Bounce houses are meant to be enjoyed, and they come in various forms, from the basic rental residential type to the commercial bounce house models. Although children commonly use the ones we most see during children’s parties, teenagers and adults may benefit from playing in a bounce house, too.
In setting up a bounce house, there are certain things to note, especially when it comes to location and safety. For one, bounce houses are recommended to stand on a leveled terrain or a terrain with a maximum of 5% or 2.86 degrees incline/decline slope. Any more would perhaps be dangerous.
Read on as we discuss some safety guidelines on setting up a bound house.
What’s the Ideal Bounce House Location and What Isn’t?
A flat grassy area is the best place to set up a bounce house. You would want a spot to jump and let the children run around, so a flat lawn or a spacious garden is your safest bet. On the other hand, you should avoid setting up a bounce house in spaces with sharp objects lying around or anything that could puncture the material.
When setting up a bounce house, you must also do a clean sweep of the ground or surface to make sure there aren’t rocks, sticks, or sharp debris that could potentially be hazardous to your bounce hours and the jumpers.
What Else Should I Avoid?
Terrain obstacles are prevalent, but they can be avoided with diligence and preparation. On the ground, be aware of gravel, mulch, roots, pebbles, sticks, branches, wood chips, plants, prickly weeds, and irrigation systems, among other things.
One way of avoiding them is to perform a thorough sweep, followed by placing a tarp between the ground and the bounce house.
Can I Set Up a Bounce House Indoors?
Most of the time, there are no rules provided that the space you set up your bounce house is spacious enough. If the ceiling is high enough and the area is large enough to accommodate the bounce house and sandbag anchors, a bounce house may be installed indoors.
Many more minor personal use bounce houses can fit in a playroom, while bigger commercial bounce houses can only fit in a huge gym or theatre.
Can I Set Up a Bounce House on Concrete?
Hard surfaces such as concrete are not recommended for setting up a bounce house since repeated bouncing may cause its quality to degrade over time.

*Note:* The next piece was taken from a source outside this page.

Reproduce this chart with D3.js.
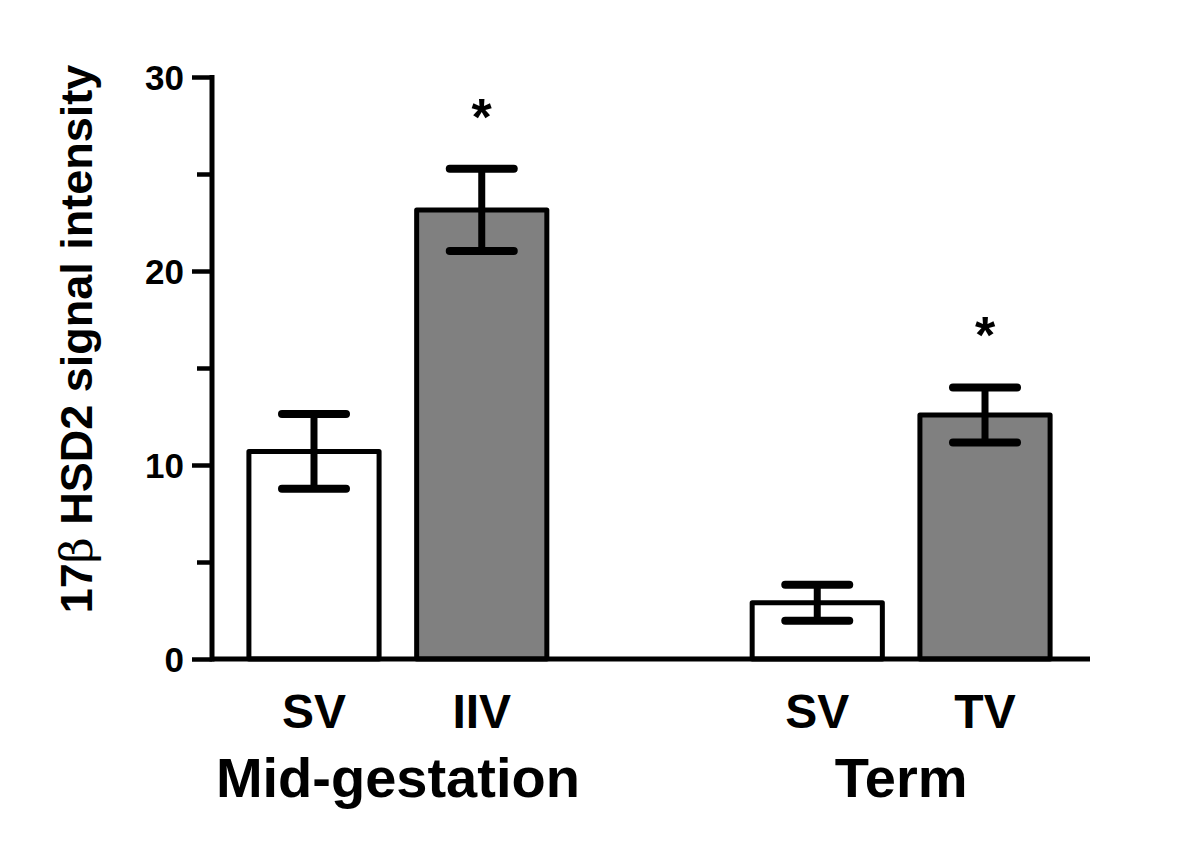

However, if the location is sufficiently flat and sturdy, a bounce house can be installed on concrete.
Again, a tarp should be placed beneath the bounce house to keep it from rubbing and wearing thin against the pavement. To keep the bounce house in place, use sandbags, water bags, or concrete blocks like paperweights.
On another note, you may set up a bounce house on a driveway provided that the ground isn’t too steep and that your service provider permits it. Additionally, the bounce house must be secured with sandbags and a tarp to go underneath it.
Can I Set Up a Bounce House in My Garage?
Setting up a bounce house in an enclosed space has a lot to do with ceiling height and the size of the bounce house. A smaller bounce house requires a 10′ by 10′ space or less to inflate and is best suited for younger children, while some versions are even as tiny as 6′ x 6′.
If the ceiling is high enough, there would be no issues building a bounce house inside a garage. And because most garages are built on concrete slabs, the same regulations apply; for safety, use a tarp and sandbag anchors.
As we’ve said, bounce houses are meant to be enjoyed. They give us loads of fun within a day and memories to treasure for special occasions. However, keeping the fun also has responsibilities that go with it. So don’t hesitate to set up a bounce house while keeping these safety guidelines in mind.